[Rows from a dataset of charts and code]
□ □ □ □ □

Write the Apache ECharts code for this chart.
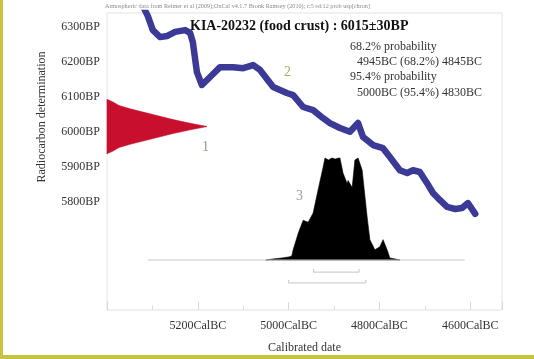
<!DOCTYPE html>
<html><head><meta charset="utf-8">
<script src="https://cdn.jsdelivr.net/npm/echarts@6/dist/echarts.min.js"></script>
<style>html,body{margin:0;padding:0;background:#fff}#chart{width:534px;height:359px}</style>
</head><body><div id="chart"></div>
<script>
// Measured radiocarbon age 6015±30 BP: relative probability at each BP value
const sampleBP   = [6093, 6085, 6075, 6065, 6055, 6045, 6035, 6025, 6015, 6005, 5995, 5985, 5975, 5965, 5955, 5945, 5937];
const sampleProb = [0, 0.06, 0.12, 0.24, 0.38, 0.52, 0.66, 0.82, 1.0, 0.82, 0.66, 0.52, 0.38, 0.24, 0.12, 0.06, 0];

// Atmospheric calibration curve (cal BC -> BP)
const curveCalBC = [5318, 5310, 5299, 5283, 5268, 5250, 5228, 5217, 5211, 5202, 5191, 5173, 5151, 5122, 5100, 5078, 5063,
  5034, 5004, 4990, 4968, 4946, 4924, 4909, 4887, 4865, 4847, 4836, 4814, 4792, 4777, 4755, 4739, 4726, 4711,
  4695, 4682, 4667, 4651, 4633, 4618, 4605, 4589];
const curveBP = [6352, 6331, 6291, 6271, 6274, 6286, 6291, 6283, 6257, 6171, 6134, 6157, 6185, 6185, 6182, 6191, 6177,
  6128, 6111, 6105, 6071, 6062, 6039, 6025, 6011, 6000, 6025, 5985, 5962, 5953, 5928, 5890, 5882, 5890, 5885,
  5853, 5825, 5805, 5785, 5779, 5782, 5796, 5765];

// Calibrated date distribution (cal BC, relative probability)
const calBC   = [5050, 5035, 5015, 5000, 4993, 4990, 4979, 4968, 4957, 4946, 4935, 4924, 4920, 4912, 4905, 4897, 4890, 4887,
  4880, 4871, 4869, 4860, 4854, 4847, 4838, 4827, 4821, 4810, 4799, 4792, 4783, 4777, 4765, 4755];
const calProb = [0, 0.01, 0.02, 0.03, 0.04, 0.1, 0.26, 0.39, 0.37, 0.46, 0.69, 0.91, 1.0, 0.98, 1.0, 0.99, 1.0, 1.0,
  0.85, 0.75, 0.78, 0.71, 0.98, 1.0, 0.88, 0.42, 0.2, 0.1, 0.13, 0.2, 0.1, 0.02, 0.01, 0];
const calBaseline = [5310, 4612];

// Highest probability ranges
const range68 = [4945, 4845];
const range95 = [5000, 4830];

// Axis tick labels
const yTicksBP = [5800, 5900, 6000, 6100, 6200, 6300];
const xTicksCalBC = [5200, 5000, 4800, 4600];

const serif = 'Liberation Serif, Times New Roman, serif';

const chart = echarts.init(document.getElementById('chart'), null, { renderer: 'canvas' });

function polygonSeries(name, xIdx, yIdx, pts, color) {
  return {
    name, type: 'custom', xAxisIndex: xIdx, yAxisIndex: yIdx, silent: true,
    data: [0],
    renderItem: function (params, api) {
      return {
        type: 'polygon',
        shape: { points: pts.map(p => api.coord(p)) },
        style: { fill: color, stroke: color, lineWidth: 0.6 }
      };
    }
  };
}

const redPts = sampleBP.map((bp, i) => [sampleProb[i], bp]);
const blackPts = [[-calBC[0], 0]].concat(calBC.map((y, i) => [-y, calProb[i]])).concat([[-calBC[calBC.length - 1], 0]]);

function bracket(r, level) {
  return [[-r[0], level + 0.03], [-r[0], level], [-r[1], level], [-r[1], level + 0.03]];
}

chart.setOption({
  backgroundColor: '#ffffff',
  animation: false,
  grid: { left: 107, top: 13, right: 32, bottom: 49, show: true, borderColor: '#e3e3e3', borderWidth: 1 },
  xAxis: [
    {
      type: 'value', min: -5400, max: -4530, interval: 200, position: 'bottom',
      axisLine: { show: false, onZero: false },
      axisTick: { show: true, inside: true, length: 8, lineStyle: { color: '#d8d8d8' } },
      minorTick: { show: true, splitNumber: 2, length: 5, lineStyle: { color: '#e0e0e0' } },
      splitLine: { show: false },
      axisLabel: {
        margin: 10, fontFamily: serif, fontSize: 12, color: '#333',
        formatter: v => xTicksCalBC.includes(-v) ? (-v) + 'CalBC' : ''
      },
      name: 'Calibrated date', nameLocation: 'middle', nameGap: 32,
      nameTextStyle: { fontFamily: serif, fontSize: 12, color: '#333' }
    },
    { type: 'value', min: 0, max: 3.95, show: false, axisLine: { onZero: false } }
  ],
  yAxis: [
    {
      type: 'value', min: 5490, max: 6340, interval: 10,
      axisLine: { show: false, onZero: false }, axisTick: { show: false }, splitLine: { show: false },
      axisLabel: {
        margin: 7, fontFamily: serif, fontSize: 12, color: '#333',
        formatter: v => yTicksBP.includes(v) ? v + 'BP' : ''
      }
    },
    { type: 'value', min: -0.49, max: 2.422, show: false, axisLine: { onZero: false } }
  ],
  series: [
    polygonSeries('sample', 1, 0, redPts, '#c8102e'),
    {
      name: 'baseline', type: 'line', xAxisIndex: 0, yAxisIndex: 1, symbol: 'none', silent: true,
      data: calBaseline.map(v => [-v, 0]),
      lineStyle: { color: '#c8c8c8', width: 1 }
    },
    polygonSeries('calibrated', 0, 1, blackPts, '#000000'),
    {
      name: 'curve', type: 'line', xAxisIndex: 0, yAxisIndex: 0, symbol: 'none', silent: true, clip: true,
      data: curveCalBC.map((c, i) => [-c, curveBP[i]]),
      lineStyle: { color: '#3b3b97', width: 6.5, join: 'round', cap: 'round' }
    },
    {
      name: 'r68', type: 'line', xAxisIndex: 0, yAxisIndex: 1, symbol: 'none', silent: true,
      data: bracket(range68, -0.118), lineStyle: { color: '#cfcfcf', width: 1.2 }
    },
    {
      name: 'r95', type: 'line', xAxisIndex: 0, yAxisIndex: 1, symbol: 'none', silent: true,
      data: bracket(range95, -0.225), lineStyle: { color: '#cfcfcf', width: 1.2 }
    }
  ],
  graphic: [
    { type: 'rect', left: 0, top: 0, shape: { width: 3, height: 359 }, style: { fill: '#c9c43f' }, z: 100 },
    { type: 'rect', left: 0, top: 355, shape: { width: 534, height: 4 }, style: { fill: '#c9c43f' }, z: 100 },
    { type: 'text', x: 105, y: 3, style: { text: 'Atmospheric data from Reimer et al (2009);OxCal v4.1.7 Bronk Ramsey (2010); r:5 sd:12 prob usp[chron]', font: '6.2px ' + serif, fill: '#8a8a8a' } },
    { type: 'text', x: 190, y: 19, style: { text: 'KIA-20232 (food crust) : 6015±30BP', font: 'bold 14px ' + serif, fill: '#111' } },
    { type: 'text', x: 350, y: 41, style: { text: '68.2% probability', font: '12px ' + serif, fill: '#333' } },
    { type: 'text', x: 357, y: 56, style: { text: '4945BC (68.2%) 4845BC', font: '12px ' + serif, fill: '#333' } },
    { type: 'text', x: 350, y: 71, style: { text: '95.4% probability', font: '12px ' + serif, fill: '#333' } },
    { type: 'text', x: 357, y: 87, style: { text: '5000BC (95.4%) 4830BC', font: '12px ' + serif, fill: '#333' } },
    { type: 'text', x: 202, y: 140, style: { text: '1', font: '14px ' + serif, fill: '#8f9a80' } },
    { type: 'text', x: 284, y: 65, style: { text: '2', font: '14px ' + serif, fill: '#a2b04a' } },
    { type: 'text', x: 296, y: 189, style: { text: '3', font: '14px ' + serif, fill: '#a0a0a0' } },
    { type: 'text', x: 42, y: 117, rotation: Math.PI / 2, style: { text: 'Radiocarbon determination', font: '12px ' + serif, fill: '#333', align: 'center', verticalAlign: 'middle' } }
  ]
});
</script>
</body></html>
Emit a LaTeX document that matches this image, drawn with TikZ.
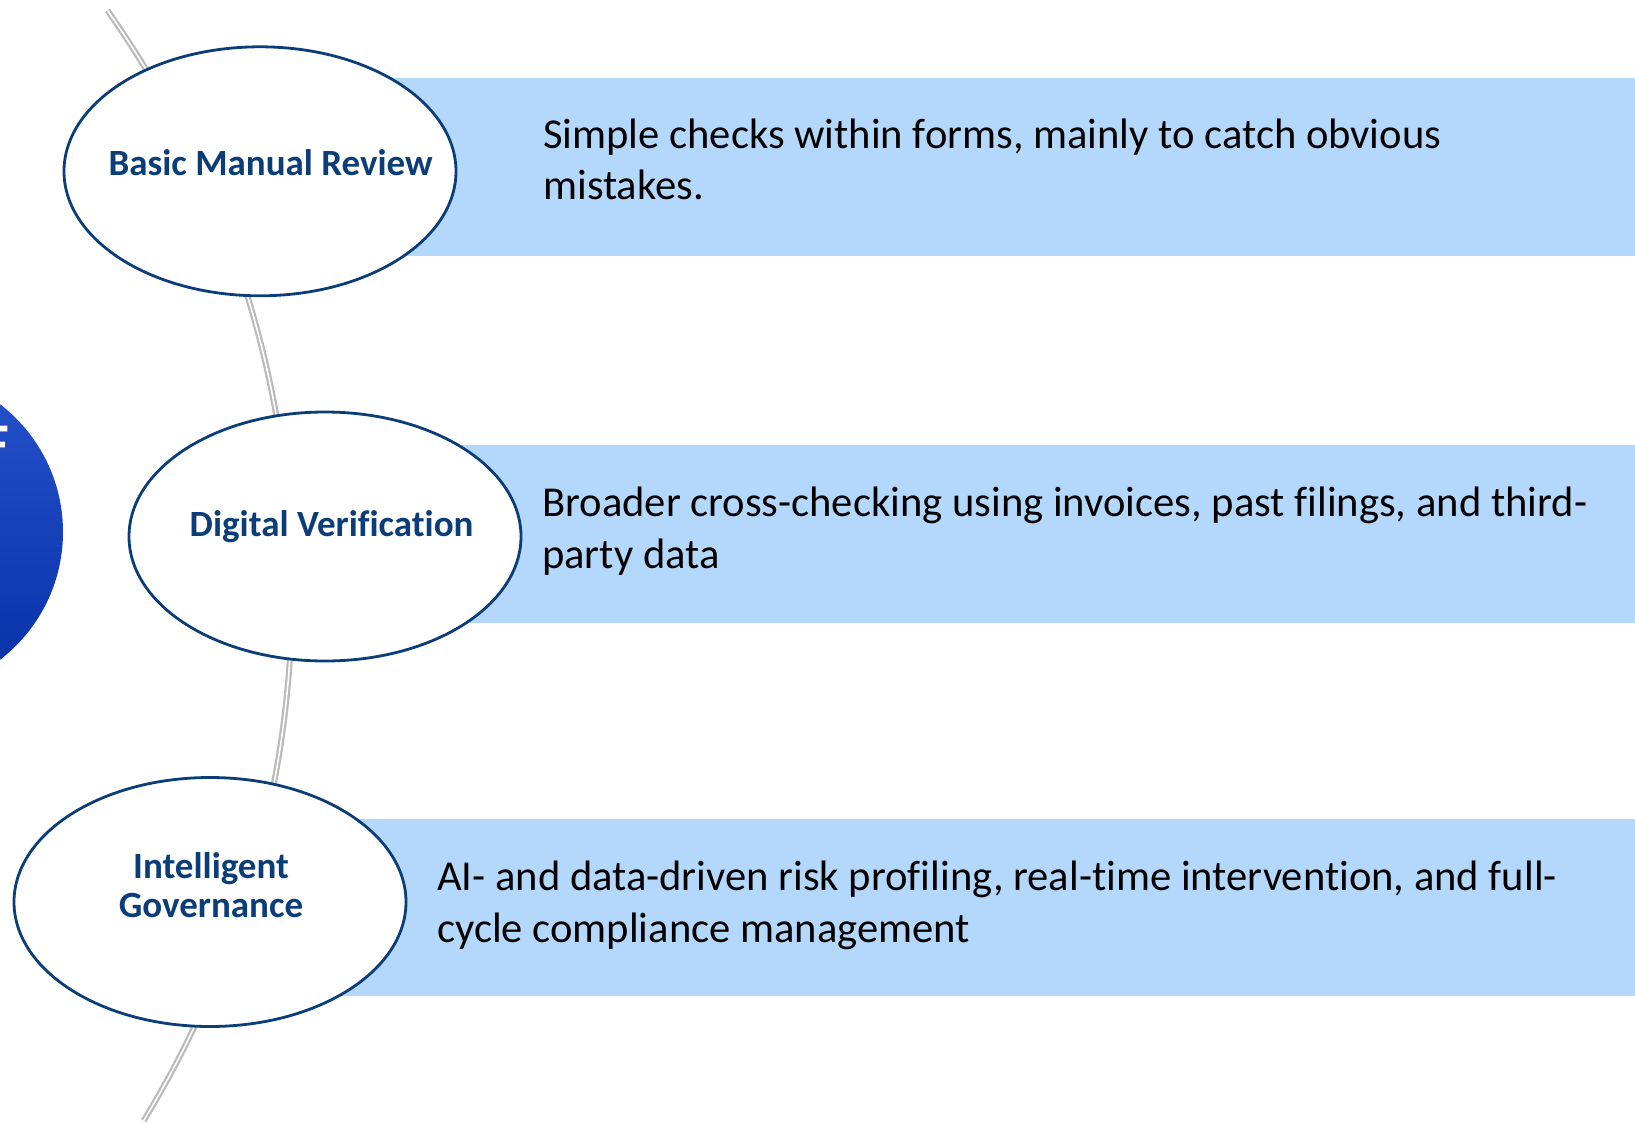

□ □ □ □ □

From the first line of the listing above, repeat every line through the one holding "0.12, 0.06, 0];". Both ends count, and pictures stay out.

● Task result:
Write the Apache ECharts code for this chart.
<!DOCTYPE html>
<html><head><meta charset="utf-8">
<script src="https://cdn.jsdelivr.net/npm/echarts@6/dist/echarts.min.js"></script>
<style>html,body{margin:0;padding:0;background:#fff}#chart{width:534px;height:359px}</style>
</head><body><div id="chart"></div>
<script>
// Measured radiocarbon age 6015±30 BP: relative probability at each BP value
const sampleBP   = [6093, 6085, 6075, 6065, 6055, 6045, 6035, 6025, 6015, 6005, 5995, 5985, 5975, 5965, 5955, 5945, 5937];
const sampleProb = [0, 0.06, 0.12, 0.24, 0.38, 0.52, 0.66, 0.82, 1.0, 0.82, 0.66, 0.52, 0.38, 0.24, 0.12, 0.06, 0];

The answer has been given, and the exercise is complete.